Event streaming platforms like Kafka were built to move data fast. Their native authentication mechanisms were designed to secure broker-to-broker communication — not the multitude of consumers and applications now connecting to them from outside the cluster. The result is a common workaround: static credentials distributed to every client, with limited ability to rotate them, audit them, or enforce granular access based on who the caller actually is.
Kong Event Gateway already addresses part of this by acting as a security perimeter — terminating client connections at the edge, enforcing policy, and shielding brokers from direct exposure. The Kong Identity principals directory extends this by providing a persistent identity record that travels with every request. When a client connects, Kong Event Gateway can look up that principal, pull in structured metadata, like team ownership, environment, agent type, and custom identifiers, to make that context available to policy expressions in real time.

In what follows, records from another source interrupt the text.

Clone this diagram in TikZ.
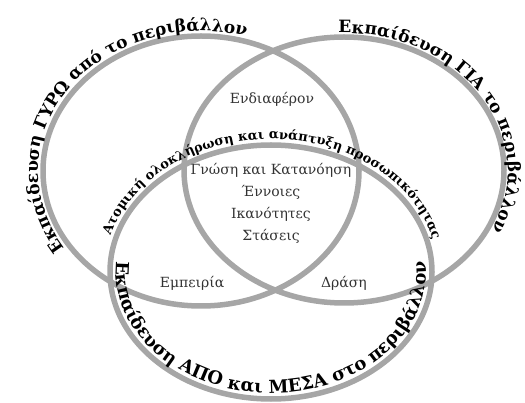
\documentclass[tikz,border=0pt]{standalone}
\usepackage{fontspec}
\setmainfont{DejaVu Serif}
\usetikzlibrary{decorations.text}
\definecolor{ringc}{HTML}{A6A6A6}
\definecolor{innerc}{HTML}{333333}
\newcommand\ttlfont{\bfseries\fontsize{17}{17}\selectfont}
\newcommand\botfont{\bfseries\fontsize{18}{18}\selectfont}
\newcommand\midfont{\bfseries\fontsize{13}{13}\selectfont}
\begin{document}
\begin{tikzpicture}[x=1pt,y=1pt,
  ring/.style={draw=ringc, line width=5.5pt},
  inlabel/.style={text=innerc, font=\fontsize{14}{16}\selectfont, inner sep=0pt}]
\useasboundingbox (0,0) rectangle (525,-403);
\coordinate (L) at (201,-171);
\coordinate (R) at (344,-170);
\coordinate (B) at (271,-272);
\draw[ring] (L) ellipse [x radius=158pt, y radius=135pt];
\draw[ring] (R) ellipse [x radius=160pt, y radius=133pt];
\draw[ring] (B) ellipse [x radius=161pt, y radius=127pt];
% curved titles
\path[decorate, decoration={text along path, text align=center,
  text={|\ttlfont|Εκπαίδευση ΓΥΡΩ από το περιβάλλον}}]
  ([shift={(L)}]244:163pt and 140pt) arc[start angle=244, end angle=44, x radius=163pt, y radius=140pt];
\path[decorate, decoration={text along path, text align=center,
  text={|\ttlfont|Εκπαίδευση ΓΙΑ το περιβάλλον}}]
  ([shift={(R)}]132:164pt and 137pt) arc[start angle=132, end angle=-68, x radius=164pt, y radius=137pt];
\path[decorate, decoration={text along path, text align=center,
  text={|\botfont|Εκπαίδευση ΑΠΟ και ΜΕΣΑ στο περιβάλλον}}]
  ([shift={(B)}]170:155pt and 121pt) arc[start angle=170, end angle=370, x radius=155pt, y radius=121pt];
\path[decorate, decoration={text along path, text align=center,
  text={|\midfont|Ατομική ολοκλήρωση και ανάπτυξη προσωπικότητας}}]
  ([shift={(B)}]189:167pt and 133pt) arc[start angle=189, end angle=-11, x radius=167pt, y radius=133pt];
% inner labels
\node[inlabel] (interest) at (272,-99) {Ενδιαφέρον};
\node[inlabel] (knowledge) at (271,-170) {Γνώση και Κατανόηση};
\node[inlabel] (concepts) at (271,-192) {Έννοιες};
\node[inlabel] (skills) at (271,-214) {Ικανότητες};
\node[inlabel] (attitudes) at (271,-236) {Στάσεις};
\node[inlabel] (exp) at (192,-283) {Εμπειρία};
\node[inlabel] (action) at (344,-283) {Δράση};
\end{tikzpicture}
\end{document}
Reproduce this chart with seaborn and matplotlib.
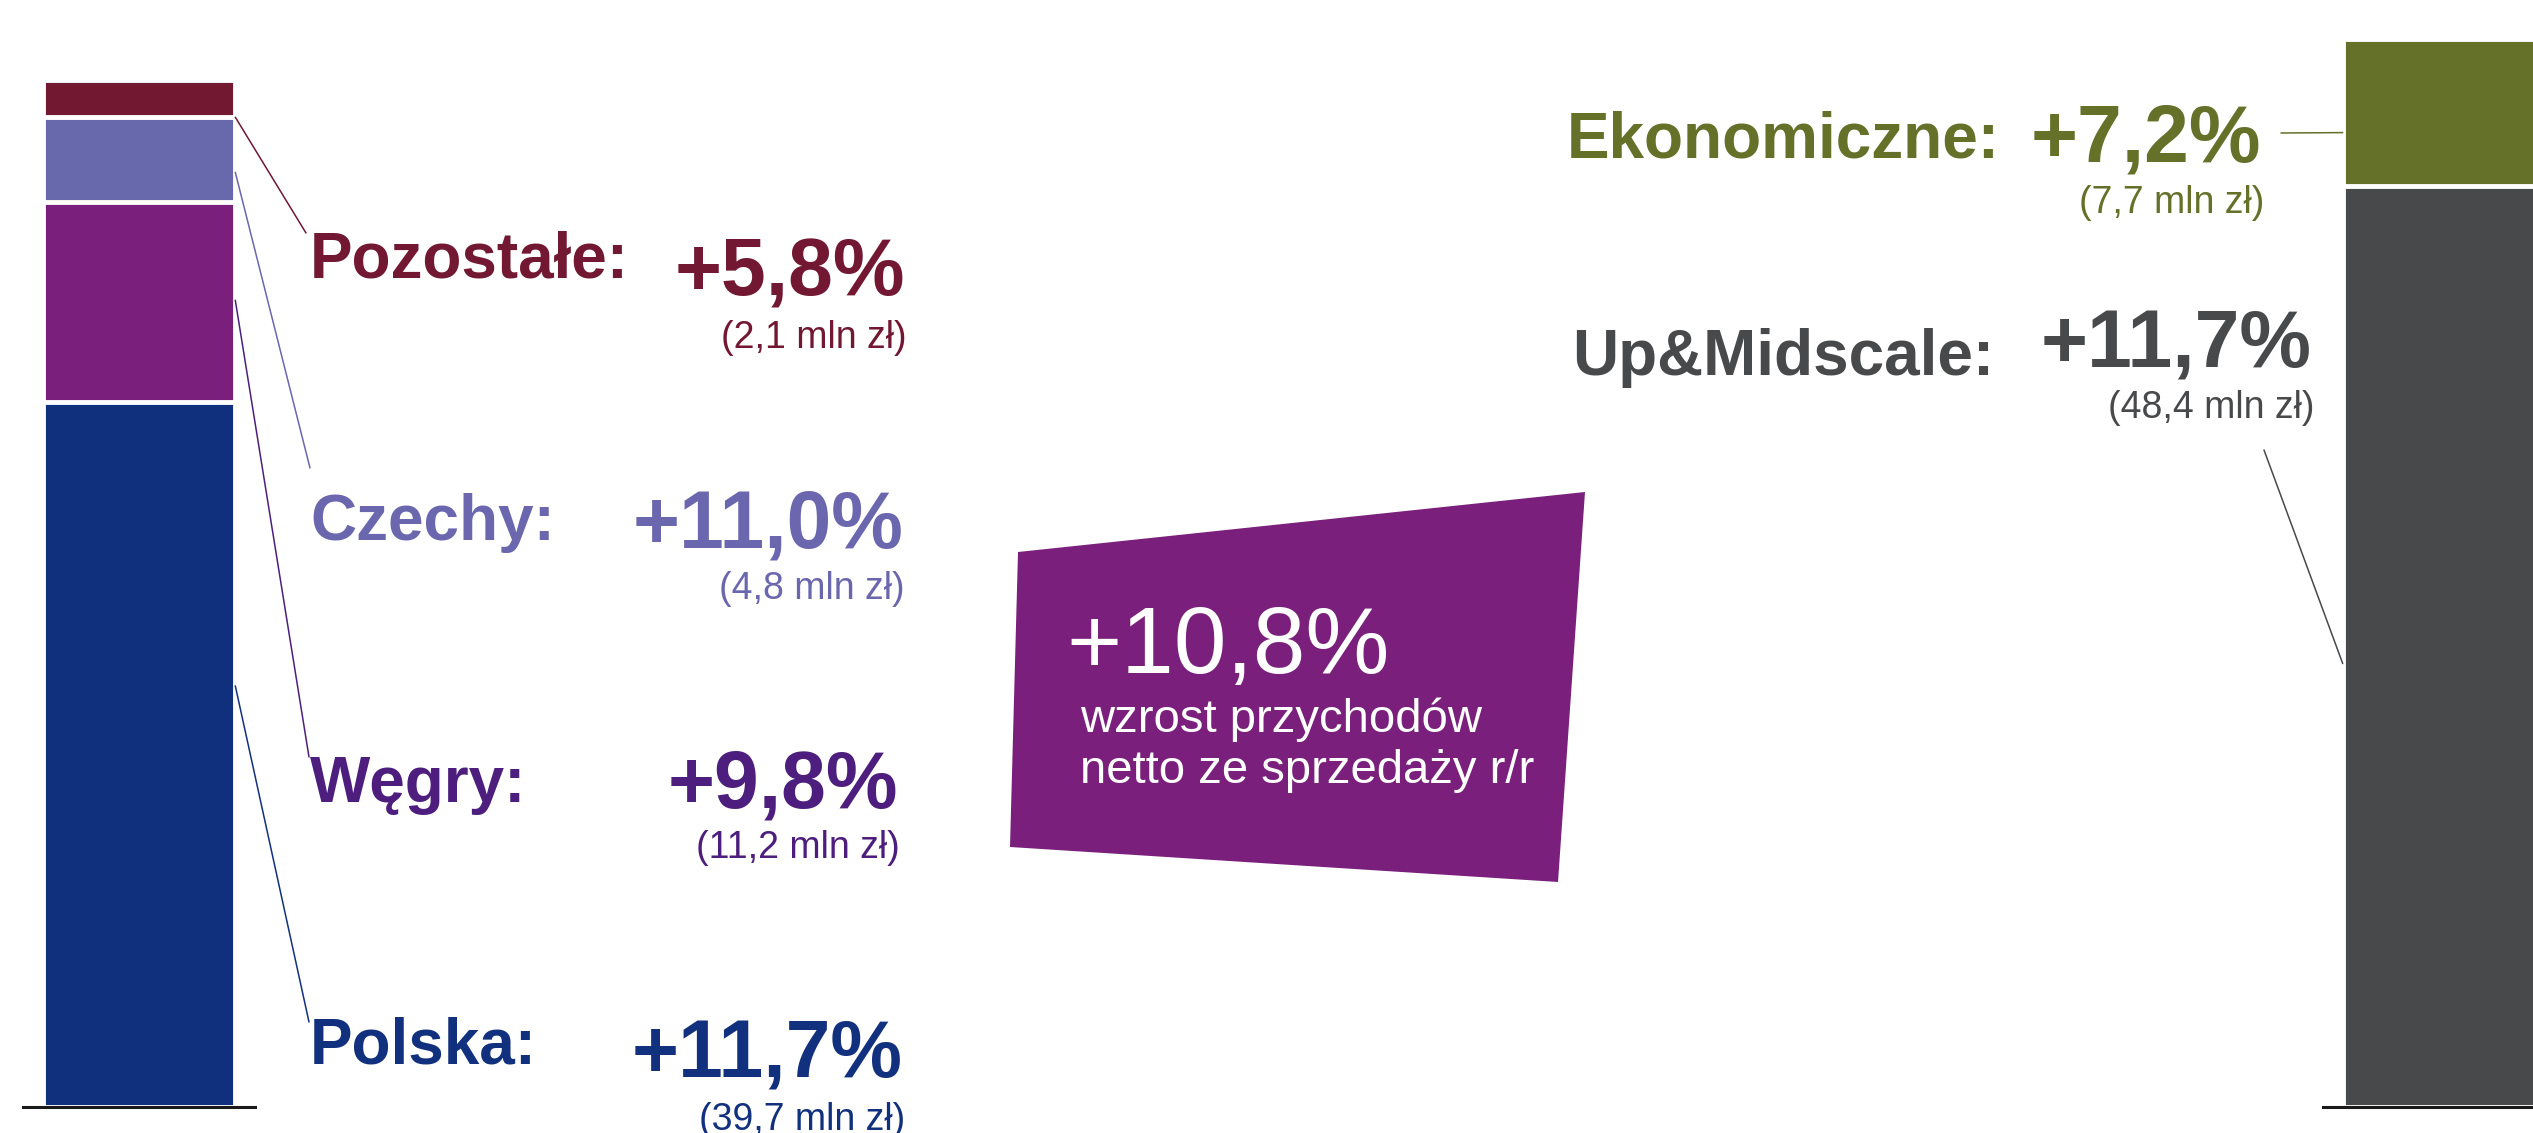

The practical effect: access control for event traffic can evolve from coarse credential checks to identity-aware policy. An AI agent consuming a sensitive topic can be authenticated, enriched with metadata about its role and ownership, and evaluated against fine-grained ACLs (access control lists) — all before reaching the broker.
Take an inventory modeling agent that needs to read from Kafka topic and call two internal APIs. The agent is provisioned as a principal with a unique identity type, tagged with metadata (owning team, environment, agent purpose). When connecting to the Kong Event Gateway, that meta-data is part of the authentication policy decision that this agent gets to read the forecasting topic in production and nothing else. Rotating credentials next quarter is one directory operation, not a separate set of support tickets with one to rotate Kafka ACLs and the other to rotate Gateway API keys. If the Agent's behavior ever looks wrong, every action it took is in the same audit trail and there is a single point to shut it down.
For organizations running event-driven architectures at scale, the principals directory closes the gap between the security model applied to API traffic and the one applied to event traffic — making both consistently governed by the same identity layer.